//From fawning over Uma to worshipping footwear, fan does it all

From fawning over Uma to worshipping footwear, fan does it all

Statesman News Service
BHOPAL, Jan. 30. — In the Ramayana, Bharat had gone to Panchwati to procure Lord Rama’s charan paduka (footwear). Mr Sanjay Parashar of Sagar went to Ayodhya a fortnight ago to procure his goddess’ charan paduka. The goddess: Miss Uma Bharati.
The comparison may seem weird and even blasphemous, to an extent, but it seems to keep the sadhvi and her devotee in good humour. At best, it may be a consolation prize for her summary expulsion from the BJP.
Mr Parashar, a laboratory technician at the seed certification department in Bhopal, sees nothing wrong with his hero worship.
For the Parashar family, Miss Bharati achieved godly status after she reinstated over 20,000 daily wagers terminated by her predecessor, Mr Digvijay Singh.
Mr Parashar, one such beneficiary, first tried to show his appreciation by singing paeans to the sadhvi; he composed an “Uma chalisa (a set of 40 quadruplets).
As if this were not enough, the Parashar family constructed Temple Uma at Bamhouri village next.
Devotee Parashar followed Miss Bharati through her recently concluded Ramroti Yatra to Ayodhya with the thought of the charan paduka of Lord Rama on his mind.
An amused Miss Bharati agreed to see Mr Parashar. Initially, she had been uncomfortable with the idea of her charan paduka being worshiped at a temple. But finally, the “goddess” was “pleased” to dispense with her plastic footwear, slightly worn out after the yatra.
Mr Parashar said: “Let people call it whatever they like, I have every right to pay my respects to Umaji in whatever manner I see fit.”

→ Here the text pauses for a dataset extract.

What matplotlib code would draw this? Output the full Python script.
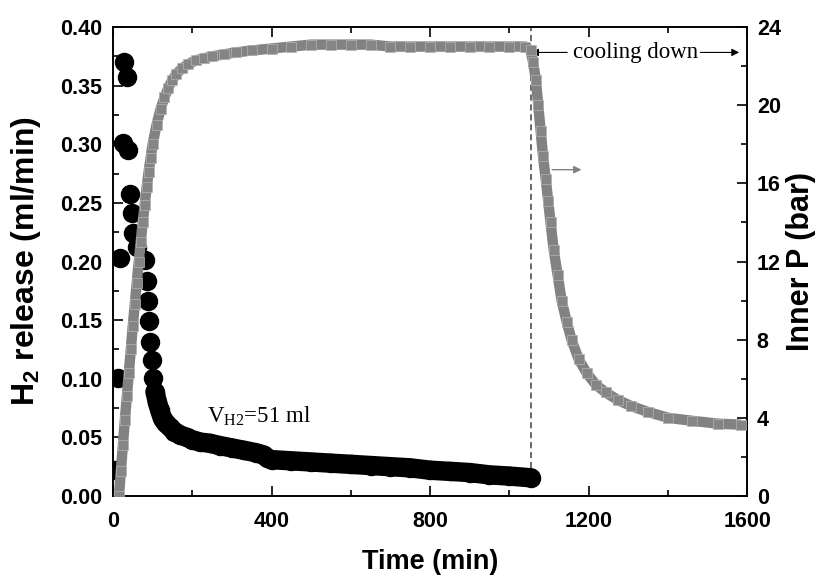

Madhya Pradesh has a long tradition of extreme hero worship. First, a temple was built after Indira Gandhi at Khargone to honour stree shakti in the 1970s. In 2003, Akhil Bhartiya Yuva Abhibhasak Manch, an independent organisation working for the development of Hindi, constructed a temple after Mr Vajpayee at Gwalior.
Mrs Asha Rani, mother of Mr Sanjay Parashar, has taken the lead for construction of the temple. She said: “It is a matter of our shradha (respect) for her.”
The 40-member joint family, which survives by doing petty work and farming on a small piece of land, has not sought any monetary help for the temple construction.
Mrs Rani said they had not sought permission from Miss Bharati before constructing the temple. Members of family have taken the task of temple construction upon themselves and have brought it to the plinth-level.